In other writings I have outlined many of my criteria for climate, erudition, wardrobe, culture, politics, the height of buildings and available transportation so I don’t think it’s necessary to be redundant and reiterate all of them here.
But, Dear Reader, I fear, that I also have a romanticized vision in my mind’s eye of locale and cities in particular. Let’s take Paris. Do I want to live in Paris or anywhere in France, today with its political stance that has allowed no-go areas and the constant fear of terrorism? Of course not.
My “ideal” Paris is the expatriate Paris of the 1920s. But, once again, do I have an imaginary, romanticized vision of what it looked like and what living there on a day to day basis was truly like? The Hemingway accounts and the period photographs don’t always coincide with the vision in my head. Sure, there were the cafés and Shakespeare and Company and the avenues as described, and I’m sure that the stories of the gatherings of writers, painters, et al where whole artistic movements were debated and created are true. But those days are gone and remain a romantic fantasy for me to daydream about.
And what of Provence? Does the allure remain? Does Peter Mayle’s A Year in Provence exist? Maybe it did for him, but how about for me?
And I could say all of the above about Victorian London. Certainly, once again, my romanticized vision of Anthony Trollope’s Palliser novels disappeared in 1901 when Queen Victoria died. Yes, there were some minor remnants during Bertie’s reign. There are some people who say that civilization ended in 1912 with the sinking of the Titanic and others in 1914 with the beginning of World War One. Either way, and I’m not certain which date I subscribe to, it seems that the civilization so many of us held dear has ended.
Or, how about, Tuscany? Certainly Florence remains intact. Michelangelo’s sculptures remain and the churches and the paintings and everything that was Renaissance Italy, but would I really want to live as Michelangelo and Leonardo lived?
Do I really want to live in Provence or Tuscany today? Is there A Year in Provence or Under The Tuscan Sun?
How about Alaska? I keep saying, as I decry my current living conditions – “I’m thinking Alaska.” But I know almost nothing about Alaska other than it gets cold. How cold is too cold? I always dreamed of getting a job at Alaska Rep, but I never did and, since it’s no longer in existence, I never will. So much for that idea. But what else is there for me in Alaska?
I’ve made the mistake of moving, as the saying goes, lock, stock and barrel a couple of times, and I don’t want to make that mistake again.
Yes, I know my ideals, but I also know my list of negatives and, it seems, that for every ideal in column A there is a list of negatives in column B. For the ideal temperature, for example, there are earthquakes, floods, hurricanes/typhoons, volcanos, tornadoes, and etcetera, in column B. For every center of learning, erudition and culture there are the politically correct do-gooders who believe that no one who believes differently has any right to exist.
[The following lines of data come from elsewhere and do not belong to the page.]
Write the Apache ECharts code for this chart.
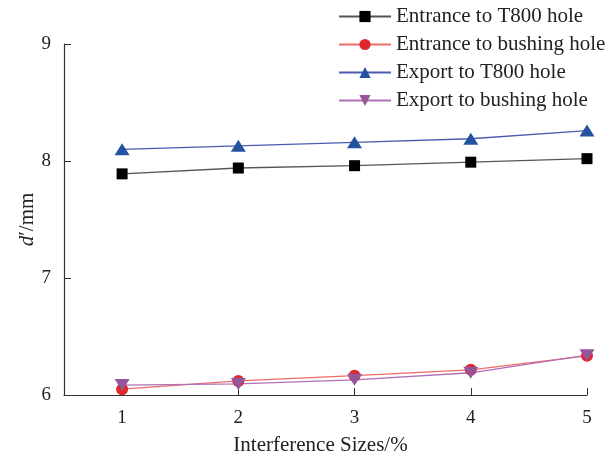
<!DOCTYPE html>
<html>
<head>
<meta charset="utf-8">
<script src="https://cdn.jsdelivr.net/npm/echarts@6/dist/echarts.min.js"></script>
<style>
  html, body { margin: 0; padding: 0; background: #fff; }
  #chart { width: 609px; height: 461px; }
</style>
</head>
<body>
<div id="chart"></div>
<script>
// Interference size (%) on the x axis
const sizes = [1, 2, 3, 4, 5];
const yTicks = [6, 7, 8, 9];

// Measured hole diameters d' (mm)
const entranceT800 = [7.89, 7.94, 7.96, 7.99, 8.02];
const entranceBushing = [6.05, 6.12, 6.165, 6.215, 6.335];
const exportT800 = [8.10, 8.13, 8.16, 8.19, 8.26];
const exportBushing = [6.085, 6.095, 6.13, 6.19, 6.34];

const seriesNames = [
  'Entrance to T800 hole',
  'Entrance to bushing hole',
  'Export to T800 hole',
  'Export to bushing hole'
];

const FONT = '"Liberation Serif", "Times New Roman", serif';

function pairs(vals) {
  return sizes.map((x, i) => [x, vals[i]]);
}

function makeSeries(name, vals, lineColor, markColor, symbol, size, rotate) {
  return {
    name: name,
    type: 'line',
    data: pairs(vals),
    symbol: symbol,
    symbolSize: size,
    symbolRotate: rotate || 0,
    showAllSymbol: true,
    lineStyle: { color: lineColor, width: 1.3 },
    itemStyle: { color: markColor, borderWidth: 0 },
    emphasis: { disabled: true },
    animation: false,
    z: 3
  };
}

const chart = echarts.init(document.getElementById('chart'), null, { renderer: 'canvas' });

chart.setOption({
  backgroundColor: '#ffffff',
  animation: false,
  grid: { left: 64, right: 22, top: 44, bottom: 64 },
  legend: {
    orient: 'vertical',
    left: 338,
    top: 6,
    padding: 0,
    itemWidth: 52,
    itemHeight: 14,
    itemGap: 7,
    textStyle: { fontFamily: FONT, fontSize: 21, color: '#222', lineHeight: 21 },
    data: seriesNames
  },
  xAxis: {
    type: 'value',
    min: 0.5,
    max: 5,
    name: 'Interference Sizes/%',
    nameLocation: 'middle',
    nameGap: 40,
    nameMoveOverlap: false,
    nameTextStyle: { fontFamily: FONT, fontSize: 21, color: '#222', padding: [0, 10, 0, 0] },
    axisLine: { lineStyle: { color: '#333', width: 1.2 } },
    axisTick: { inside: true, length: 7, customValues: sizes, lineStyle: { color: '#333' } },
    axisLabel: { customValues: sizes, fontFamily: FONT, fontSize: 19, color: '#222', margin: 14 },
    splitLine: { show: false }
  },
  yAxis: {
    type: 'value',
    min: 6,
    max: 9,
    interval: 1,
    name: '{i|d}′/mm',
    nameLocation: 'middle',
    nameGap: 26,
    nameMoveOverlap: false,
    nameRotate: 90,
    nameTextStyle: {
      fontFamily: FONT, fontSize: 21, color: '#222',
      rich: { i: { fontFamily: FONT, fontSize: 21, fontStyle: 'italic', color: '#222' } }
    },
    axisLine: { show: true, lineStyle: { color: '#333', width: 1.2 } },
    axisTick: { show: true, inside: true, length: 7, lineStyle: { color: '#333' } },
    axisLabel: { fontFamily: FONT, fontSize: 19, color: '#222', margin: 13 },
    splitLine: { show: false }
  },
  series: [
    makeSeries(seriesNames[0], entranceT800, '#555555', '#000000', 'rect', 11),
    makeSeries(seriesNames[1], entranceBushing, '#f06a6a', '#e0282c', 'circle', 12),
    makeSeries(seriesNames[2], exportT800, '#4a5cb0', '#2452a0', 'triangle', [15, 12]),
    makeSeries(seriesNames[3], exportBushing, '#b070b8', '#94559a', 'triangle', [15, 12], 180)
  ]
});
</script>
</body>
</html>
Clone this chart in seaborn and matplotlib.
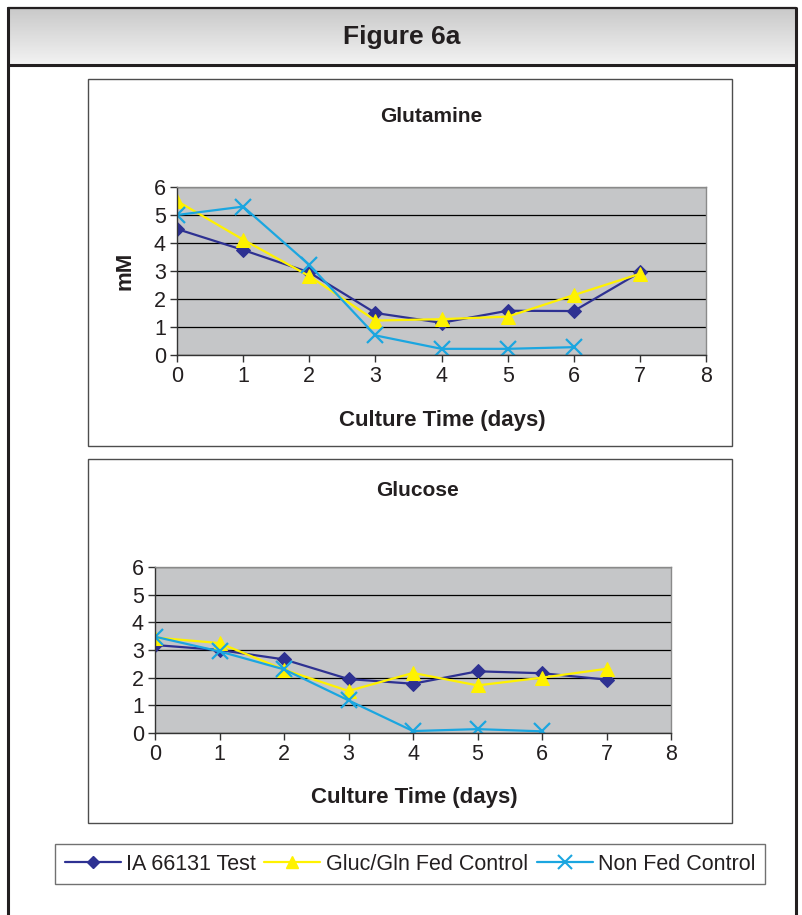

For every quant seaport village there are the tempests of the deep and the sociological and psychological manifestations of either days gone by or forgotten days gone by.
For every bastion of society, once again I’ve romanticized the Gilded Age lifestyle and thoughts of society, there are the realities of not fitting in. And today’s locales exhibit little or no relation to the society of the past any more than Paris does to the expatriate days. Physically they’re there, at least sort of, since most of the large estates have been demolished and the land broken up into mini-mansions of nearly tract-house homes and strip malls. But even if any of it still exists, it wouldn’t matter because I wouldn’t have been accepted then any more than I would now – I don’t have the pedigree, no matter how I think of myself. Yes, I think of myself as a Gold Coast WASP, but I’m not. And I don’t have two-hundred year-old family money. And I don’t play the “right” sports and have the “right” friends and the “right”…
Yes, I could cull together all of my dream criteria and invent a perfect place for myself, but I would be, obviously, the only inhabitant.
So here I remain: miserable, complaining and dreaming of a Mecca which probably doesn’t exist anywhere other than in my mind’s eye and heart and is probably unattainable. Am I to be like Philip Nolan in The Man Without A Country? – not a country, perhaps, but without a home.